═════ Collected data ═════
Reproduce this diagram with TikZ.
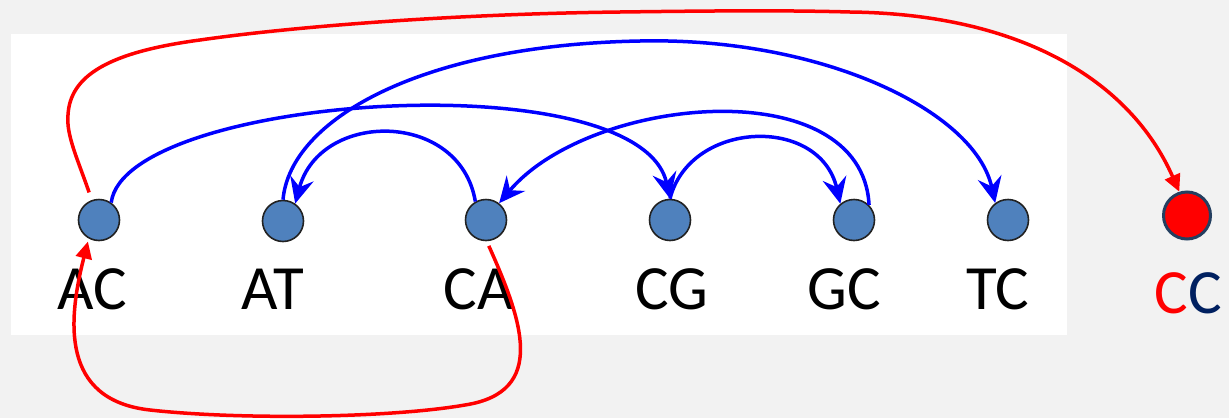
\documentclass[tikz,border=0pt]{standalone}
\usepackage{fontspec}
\setmainfont{Carlito}
\usetikzlibrary{arrows.meta}
\definecolor{bg}{HTML}{F2F2F2}
\definecolor{nodefill}{HTML}{4F81BD}
\definecolor{nodeline}{HTML}{222222}
\definecolor{navy}{HTML}{002060}
\definecolor{ccline}{HTML}{243F60}
\begin{document}
\begin{tikzpicture}[x=1pt,y=-1pt,
  dot/.style={circle, fill=nodefill, draw=nodeline, line width=1.6pt, minimum size=41pt, inner sep=0pt},
  ccdot/.style={circle, fill=red, draw=ccline, line width=3pt, minimum size=47pt, inner sep=0pt},
  lab/.style={anchor=base, font=\fontsize{63}{70}\selectfont, inner sep=0pt},
  bluearc/.style={draw=blue, line width=3.5pt, -{Stealth[length=26pt,width=24pt,inset=9pt]}},
  redarc/.style={draw=red, line width=3.5pt, -{Triangle[length=17pt,width=16pt]}}]
\useasboundingbox (0,0) rectangle (1229,418);
\fill[bg] (0,0) rectangle (1229,418);
\fill[white] (11,34) rectangle (1067,335);
% nodes
\node[dot] (AC) at (99,220) {};
\node[dot] (AT) at (283,221) {};
\node[dot] (CA) at (486,220) {};
\node[dot] (CG) at (670,220) {};
\node[dot] (GC) at (854,220) {};
\node[dot] (TC) at (1008,220) {};
\node[ccdot] (CC) at (1187,215.5) {};
% labels
\node[lab] (lAC) at (92,309) {AC};
\node[lab] (lAT) at (273,309) {AT};
\node[lab] (lCA) at (479,309) {CA};
\node[lab] (lCG) at (672,309) {CG};
\node[lab] (lGC) at (844,309) {GC};
\node[lab] (lTC) at (998,309) {TC};
\node[lab] (lCC) at (1188,313) {{\color{red}C}{\color{navy}C}};
% blue edges
\draw[bluearc] (AC.55) .. controls (125,95) and (640,60) .. (CG.north);
\draw[bluearc] (CG.north) .. controls (690,120) and (820,115) .. (GC.130);
\draw[bluearc] (CA.120) .. controls (460,110) and (320,110) .. (AT.55);
\draw[bluearc] (GC.45) .. controls (862,70) and (590,95) .. (CA.52);
\draw[bluearc] (AT.north) .. controls (290,120) and (420,45) .. (640,41) .. controls (820,37) and (975,110) .. (TC.127);
% red edges
\draw[redarc, shorten <=8pt] (AC.110) .. controls (78,160) and (66,135) .. (68,115) .. controls (70,75) and (110,52) .. (200,40) .. controls (290,27) and (450,14) .. (620,12) .. controls (700,11) and (780,10) .. (850,12) .. controls (1020,14) and (1130,80) .. (CC.108);
\draw[redarc, shorten <=5pt, shorten >=3pt] (CA.-88) .. controls (522,320) and (548,392) .. (465,405) .. controls (390,418) and (240,420) .. (150,410) .. controls (60,400) and (68,320) .. (AC.-119);
\end{tikzpicture}
\end{document}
═════
#### Exercise prompt
Reproduce the listing exactly. Leave its pictures out.

#### Response to the exercise
Reproduce this diagram with TikZ.
\documentclass[tikz,border=0pt]{standalone}
\usepackage{fontspec}
\setmainfont{Carlito}
\usetikzlibrary{arrows.meta}
\definecolor{bg}{HTML}{F2F2F2}
\definecolor{nodefill}{HTML}{4F81BD}
\definecolor{nodeline}{HTML}{222222}
\definecolor{navy}{HTML}{002060}
\definecolor{ccline}{HTML}{243F60}
\begin{document}
\begin{tikzpicture}[x=1pt,y=-1pt,
  dot/.style={circle, fill=nodefill, draw=nodeline, line width=1.6pt, minimum size=41pt, inner sep=0pt},
  ccdot/.style={circle, fill=red, draw=ccline, line width=3pt, minimum size=47pt, inner sep=0pt},
  lab/.style={anchor=base, font=\fontsize{63}{70}\selectfont, inner sep=0pt},
  bluearc/.style={draw=blue, line width=3.5pt, -{Stealth[length=26pt,width=24pt,inset=9pt]}},
  redarc/.style={draw=red, line width=3.5pt, -{Triangle[length=17pt,width=16pt]}}]
\useasboundingbox (0,0) rectangle (1229,418);
\fill[bg] (0,0) rectangle (1229,418);
\fill[white] (11,34) rectangle (1067,335);
% nodes
\node[dot] (AC) at (99,220) {};
\node[dot] (AT) at (283,221) {};
\node[dot] (CA) at (486,220) {};
\node[dot] (CG) at (670,220) {};
\node[dot] (GC) at (854,220) {};
\node[dot] (TC) at (1008,220) {};
\node[ccdot] (CC) at (1187,215.5) {};
% labels
\node[lab] (lAC) at (92,309) {AC};
\node[lab] (lAT) at (273,309) {AT};
\node[lab] (lCA) at (479,309) {CA};
\node[lab] (lCG) at (672,309) {CG};
\node[lab] (lGC) at (844,309) {GC};
\node[lab] (lTC) at (998,309) {TC};
\node[lab] (lCC) at (1188,313) {{\color{red}C}{\color{navy}C}};
% blue edges
\draw[bluearc] (AC.55) .. controls (125,95) and (640,60) .. (CG.north);
\draw[bluearc] (CG.north) .. controls (690,120) and (820,115) .. (GC.130);
\draw[bluearc] (CA.120) .. controls (460,110) and (320,110) .. (AT.55);
\draw[bluearc] (GC.45) .. controls (862,70) and (590,95) .. (CA.52);
\draw[bluearc] (AT.north) .. controls (290,120) and (420,45) .. (640,41) .. controls (820,37) and (975,110) .. (TC.127);
% red edges
\draw[redarc, shorten <=8pt] (AC.110) .. controls (78,160) and (66,135) .. (68,115) .. controls (70,75) and (110,52) .. (200,40) .. controls (290,27) and (450,14) .. (620,12) .. controls (700,11) and (780,10) .. (850,12) .. controls (1020,14) and (1130,80) .. (CC.108);
\draw[redarc, shorten <=5pt, shorten >=3pt] (CA.-88) .. controls (522,320) and (548,392) .. (465,405) .. controls (390,418) and (240,420) .. (150,410) .. controls (60,400) and (68,320) .. (AC.-119);
\end{tikzpicture}
\end{document}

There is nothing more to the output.